### What the task asks
Give a verbatim copy of the lines below, minus the pictures.

§

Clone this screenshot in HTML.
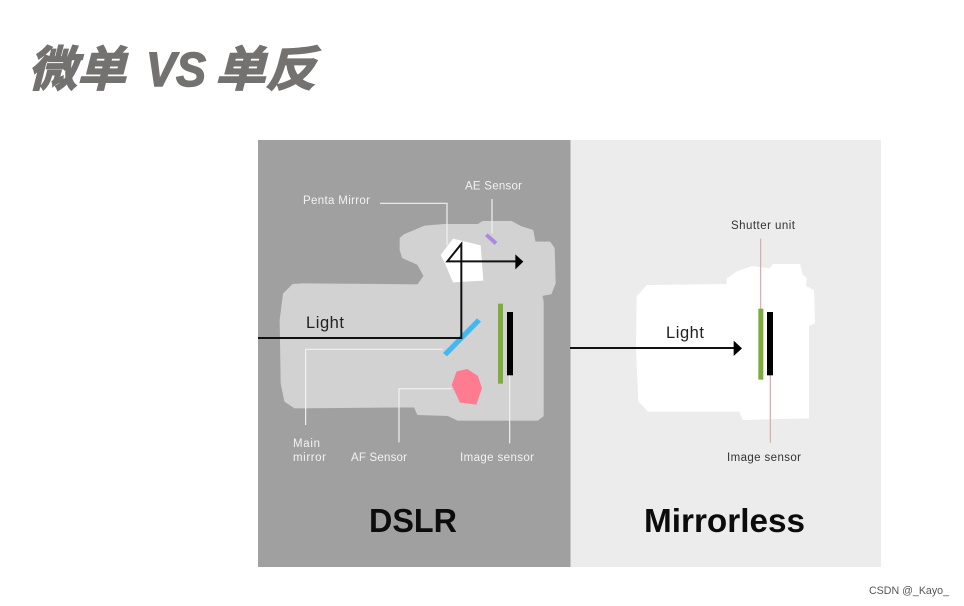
<!DOCTYPE html>
<html>
<head>
<meta charset="utf-8">
<style>
html,body{margin:0;padding:0;background:#fff;width:964px;height:606px;overflow:hidden}
svg{display:block}
text{font-family:"Liberation Sans","Noto Sans CJK SC",sans-serif}
.soft{filter:blur(.35px)}
</style>
</head>
<body>
<svg width="964" height="606" viewBox="0 0 964 606" xmlns="http://www.w3.org/2000/svg">
<rect width="964" height="606" fill="#fff"/>
<g class="soft" font-size="48" font-weight="700" fill="#737271" font-style="italic" stroke="#737271" stroke-width="1.400">
<text x="28" y="86" textLength="98" lengthAdjust="spacingAndGlyphs">微单</text>
<text x="146" y="86" textLength="60" lengthAdjust="spacingAndGlyphs">VS</text>
<text x="215" y="86" textLength="101" lengthAdjust="spacingAndGlyphs">单反</text>
</g>

<rect x="258" y="140" width="312.500" height="427" fill="#a0a0a0"/>
<rect x="570.500" y="140" width="310.500" height="427" fill="#ececec"/>

<g class="soft">
<g transform="translate(258 170) scale(.33333)">
<polygon fill="#d2d2d2" stroke="#d2d2d2" stroke-width="6" stroke-linejoin="round" points="428,205 440,195 500,170 560,165 660,165 675,156 760,156 790,172 823,182 830,218 875,218 887,235 890,340 878,370 850,375 854,395 854,737 838,749 600,749 570,735 480,732 470,709 110,712 82,693 71,640 68,450 78,372 105,345 130,343 480,346 500,318 480,282 435,262 428,240"/>
<polygon fill="#fff" points="548,255 585,206 668,226 676,332 585,337 563,285"/>
<polygon fill="#a98ae0" points="681,198 689,190 718,216 710,225"/>
<polygon fill="#42b8f0" points="555,549 657,445 669,455 567,559"/>
<polygon fill="#ff7c90" points="581,645 596,604 628,597 660,618 672,655 655,704 606,698"/>
<rect x="720" y="401" width="15" height="240" fill="#7fac3c"/>
<rect x="747" y="426" width="18" height="190" fill="#000"/>
<g fill="none" stroke="#f2f2f2" stroke-width="3.500">
<polyline points="366,100 567,100 567,225"/>
<line x1="702" y1="87" x2="702" y2="190"/>
<polyline points="555,538 143,538 143,765"/>
<polyline points="581,656 423,656 423,817"/>
<line x1="755" y1="616" x2="755" y2="820"/>
</g>
<polyline fill="none" stroke="#111" stroke-width="6" points="0,504 610,504 610,222 568,274 775,274"/>
<polygon fill="#000" points="772,253 796,275 772,298"/>
</g>

<g transform="translate(570 200) scale(.33333)">
<polygon fill="#fff" stroke="#fff" stroke-width="6" stroke-linejoin="round" points="203,290 232,258 473,255 473,237 500,218 545,201 600,208 610,195 688,195 695,225 707,235 705,260 729,272 732,368 714,376 714,652 520,657 510,632 235,632 208,603 201,450"/>
<line x1="572" y1="116" x2="572" y2="330" stroke="#e0a3aa" stroke-width="3.500"/>
<line x1="601" y1="525" x2="601" y2="728" stroke="#e0a3aa" stroke-width="3.500"/>
<rect x="565" y="326" width="15" height="213" fill="#7fac3c"/>
<rect x="591" y="336" width="18" height="190" fill="#000"/>
<line x1="0" y1="444" x2="495" y2="444" stroke="#111" stroke-width="6"/>
<polygon fill="#000" points="491,422 516,445 491,468"/>
</g>

<g font-size="11.500" fill="#f2f2f2" lengthAdjust="spacing">
<text x="303" y="204" textLength="67">Penta Mirror</text>
<text x="465" y="189.500" textLength="57">AE Sensor</text>
<text x="293" y="447" textLength="27">Main</text>
<text x="293" y="461" textLength="33">mirror</text>
<text x="351" y="461" textLength="56">AF Sensor</text>
<text x="460" y="461" textLength="74">Image sensor</text>
</g>
<g font-size="11.500" fill="#333">
<text x="731" y="229" textLength="64">Shutter unit</text>
<text x="727" y="461" textLength="74">Image sensor</text>
</g>
<text x="306" y="328" font-size="16.500" fill="#222" textLength="38">Light</text>
<text x="666" y="338" font-size="16.500" fill="#222" textLength="38">Light</text>
<text x="369" y="532" font-size="33" font-weight="700" fill="#0c0c0c" textLength="88" lengthAdjust="spacingAndGlyphs">DSLR</text>
<text x="644" y="532" font-size="33" font-weight="700" fill="#0c0c0c" textLength="161" lengthAdjust="spacingAndGlyphs">Mirrorless</text>
<text x="869" y="594" font-size="11" fill="#555" textLength="80" lengthAdjust="spacingAndGlyphs">CSDN @_Kayo_</text>
</g>
</svg>
</body>
</html>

§

### Exercise solution
Clone this screenshot in HTML.
<!DOCTYPE html>
<html>
<head>
<meta charset="utf-8">
<style>
html,body{margin:0;padding:0;background:#fff;width:964px;height:606px;overflow:hidden}
svg{display:block}
text{font-family:"Liberation Sans","Noto Sans CJK SC",sans-serif}
.soft{filter:blur(.35px)}
</style>
</head>
<body>
<svg width="964" height="606" viewBox="0 0 964 606" xmlns="http://www.w3.org/2000/svg">
<rect width="964" height="606" fill="#fff"/>
<g class="soft" font-size="48" font-weight="700" fill="#737271" font-style="italic" stroke="#737271" stroke-width="1.400">
<text x="28" y="86" textLength="98" lengthAdjust="spacingAndGlyphs">微单</text>
<text x="146" y="86" textLength="60" lengthAdjust="spacingAndGlyphs">VS</text>
<text x="215" y="86" textLength="101" lengthAdjust="spacingAndGlyphs">单反</text>
</g>

<rect x="258" y="140" width="312.500" height="427" fill="#a0a0a0"/>
<rect x="570.500" y="140" width="310.500" height="427" fill="#ececec"/>

<g class="soft">
<g transform="translate(258 170) scale(.33333)">
<polygon fill="#d2d2d2" stroke="#d2d2d2" stroke-width="6" stroke-linejoin="round" points="428,205 440,195 500,170 560,165 660,165 675,156 760,156 790,172 823,182 830,218 875,218 887,235 890,340 878,370 850,375 854,395 854,737 838,749 600,749 570,735 480,732 470,709 110,712 82,693 71,640 68,450 78,372 105,345 130,343 480,346 500,318 480,282 435,262 428,240"/>
<polygon fill="#fff" points="548,255 585,206 668,226 676,332 585,337 563,285"/>
<polygon fill="#a98ae0" points="681,198 689,190 718,216 710,225"/>
<polygon fill="#42b8f0" points="555,549 657,445 669,455 567,559"/>
<polygon fill="#ff7c90" points="581,645 596,604 628,597 660,618 672,655 655,704 606,698"/>
<rect x="720" y="401" width="15" height="240" fill="#7fac3c"/>
<rect x="747" y="426" width="18" height="190" fill="#000"/>
<g fill="none" stroke="#f2f2f2" stroke-width="3.500">
<polyline points="366,100 567,100 567,225"/>
<line x1="702" y1="87" x2="702" y2="190"/>
<polyline points="555,538 143,538 143,765"/>
<polyline points="581,656 423,656 423,817"/>
<line x1="755" y1="616" x2="755" y2="820"/>
</g>
<polyline fill="none" stroke="#111" stroke-width="6" points="0,504 610,504 610,222 568,274 775,274"/>
<polygon fill="#000" points="772,253 796,275 772,298"/>
</g>

<g transform="translate(570 200) scale(.33333)">
<polygon fill="#fff" stroke="#fff" stroke-width="6" stroke-linejoin="round" points="203,290 232,258 473,255 473,237 500,218 545,201 600,208 610,195 688,195 695,225 707,235 705,260 729,272 732,368 714,376 714,652 520,657 510,632 235,632 208,603 201,450"/>
<line x1="572" y1="116" x2="572" y2="330" stroke="#e0a3aa" stroke-width="3.500"/>
<line x1="601" y1="525" x2="601" y2="728" stroke="#e0a3aa" stroke-width="3.500"/>
<rect x="565" y="326" width="15" height="213" fill="#7fac3c"/>
<rect x="591" y="336" width="18" height="190" fill="#000"/>
<line x1="0" y1="444" x2="495" y2="444" stroke="#111" stroke-width="6"/>
<polygon fill="#000" points="491,422 516,445 491,468"/>
</g>

<g font-size="11.500" fill="#f2f2f2" lengthAdjust="spacing">
<text x="303" y="204" textLength="67">Penta Mirror</text>
<text x="465" y="189.500" textLength="57">AE Sensor</text>
<text x="293" y="447" textLength="27">Main</text>
<text x="293" y="461" textLength="33">mirror</text>
<text x="351" y="461" textLength="56">AF Sensor</text>
<text x="460" y="461" textLength="74">Image sensor</text>
</g>
<g font-size="11.500" fill="#333">
<text x="731" y="229" textLength="64">Shutter unit</text>
<text x="727" y="461" textLength="74">Image sensor</text>
</g>
<text x="306" y="328" font-size="16.500" fill="#222" textLength="38">Light</text>
<text x="666" y="338" font-size="16.500" fill="#222" textLength="38">Light</text>
<text x="369" y="532" font-size="33" font-weight="700" fill="#0c0c0c" textLength="88" lengthAdjust="spacingAndGlyphs">DSLR</text>
<text x="644" y="532" font-size="33" font-weight="700" fill="#0c0c0c" textLength="161" lengthAdjust="spacingAndGlyphs">Mirrorless</text>
<text x="869" y="594" font-size="11" fill="#555" textLength="80" lengthAdjust="spacingAndGlyphs">CSDN @_Kayo_</text>
</g>
</svg>
</body>
</html>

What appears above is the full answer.